To keep this effect to a minimum, it is necessary that the voltmeter have a high resistance (sensitivity expressed in ohms per volt) and the ammeter have a low resistance compared to the circuit being measured.

Table 2 shows the figures associated with three meter movements available for use in multimeters. The last two columns indicate the value of shunt resistance and the overall resistance of the shunt and meter movement necessary to compensate all three movements to an ammeter sensitivity (full-scale current) of 1 milliampere. Notice that as the voltmeter sensitivity increases, the resistance of the ammeter decreases. This shows how a meter movement used in a voltmeter will have a high effective resistance and the same meter movement used in an ammeter will have a low effective resistance because of the shunt resistors.

Most multimeters (and some other meters) have a mirror built into the scale. Figure 36 shows the arrangement of the scale and mirror.

The purpose of the mirror on the scale of a meter is to aid in reducing PARALLAX ERROR. Figure 37 will help you understand the idea of parallax.

Figure 37(A) shows a section of barbed wire fence as you would see it from one side of the fence. Figure 37(B) shows the fence as it would appear if you were to look down the fine of fence posts and were directly in line with the posts. You see only one post because the other posts, being in line, are hidden behind the post you can see. Figure 37(C) shows the way the fence would appear if you moved to the right of the line of posts. Now the fence posts appear to the right of the post closest to you. Figure 37(D) shows the line of fence posts as you would see them if you moved to the left of the front post. This apparent change in position of the fence posts is called PARALLAX.

Parallax can be a problem when you are reading a meter. Since the pointer is slightly above the scale (to allow the pointer to move freely), you must look straight at the pointer to have a correct meter reading. In other words, you must be in line with the pointer and the scale. Figure 38 shows the effect of parallax error.

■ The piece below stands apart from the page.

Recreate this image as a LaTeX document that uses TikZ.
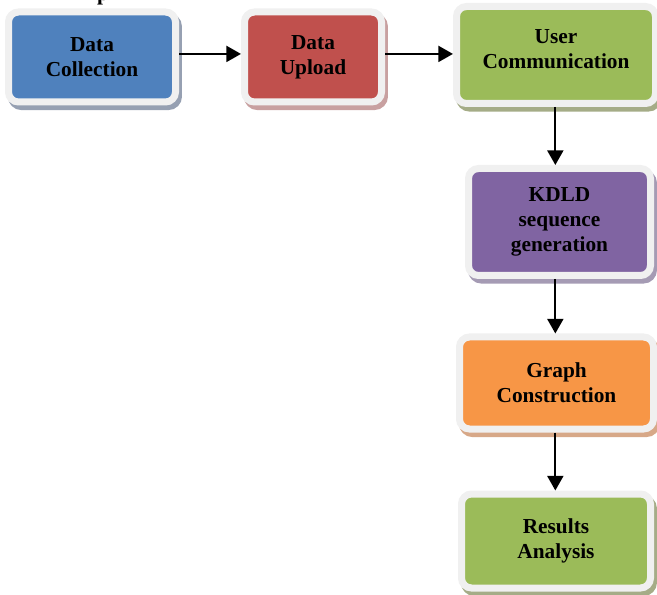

Figure 38(A) shows a meter viewed correctly. The meter reading is 5 units. Figure 38(B) shows the same meter as it would appear if you were to look at it from the right. The correct reading (5) appears to the right of the pointer because of parallax.

The mirror on the scale of a meter, shown in Figure 36, helps get rid of parallax error. If there is any parallax, you will be able to see the image of the pointer in the mirror. If you are looking at the meter correctly (no parallax error) you will not be able to see the image of the pointer in the mirror because the image will be directly behind the pointer. Figure 39 shows how a mirror added to the meter in Figure 38 shows parallax error. Figure 39(A) is a meter with an indication of 5 units. There is no parallax error in this reading and no image of the pointer is seen in the mirror. Figure 39(B) shows the same meter as viewed from the right. The parallax error is shown and the image of the pointer is shown in the mirror.

As with other meters, the incorrect use of a multimeter could cause injury or damage. The following safety precautions are the MINIMUM for using a multimeter.

In the discussion that follows, you will become familiar with the operation and use of the multimeter in measuring resistance, voltage, and current.

The meter selected for this discussion is the Simpson 260 multimeter, as shown in Figure 40. The Simpson 260 is a typical VOM used in the Navy today.

The multimeter has two selector switches. The switch on the lower left is the function switch, and the one in the lower center is the range switch. The function switch selects the type of current you will be measuring (+dc, −dc, or ac). The range switch is a 12-position switch that selects the range of ohmmeter, voltmeter, or milliammeter measurements you will make.

The multimeter is equipped with a pair of test leads; red is the positive lead and black is the negative, or common, lead. Eight jacks are located on the lower part of the front panel. To prepare the meter for use, simply insert the test leads into the proper jacks to obtain the circuit and range desired for each application. In most applications, the black lead will be inserted into the jack marked at the lower left with a negative sign (−) or with the word COMMON.

As you studied in chapter 3 (externally excited meters), placing a meter into a circuit causes energy to be taken from the circuit. The amount of energy taken depends on the sensitivity of the meter. In some cases, this energy loss cannot be tolerated. For example, in extremely sensitive circuits, such as oscillator grid circuits and automatic volume control circuits, degradation of normal circuit operation will occur. This often results in failure to obtain a usable indication of the fault. The use of electronic multimeters is practical in these sensitive electronic circuits. The higher the input impedance of a meter, the less the loading effect and the more accurate the measurements taken. Electronic multimeters have considerably greater input impedances than do nonelectronic multimeters.

One example of a typical electronic multimeter in use within the Navy is the electronic Model 8000A Digital Multimeter. Most electronic digital multimeters overcome the disadvantage of requiring a continuous external power source by combining an external ac source with an internal rechargeable battery. Another advantage of this meter is that it can be read directly and does not use a scale. Figure 46 shows the model 8000A multimeter.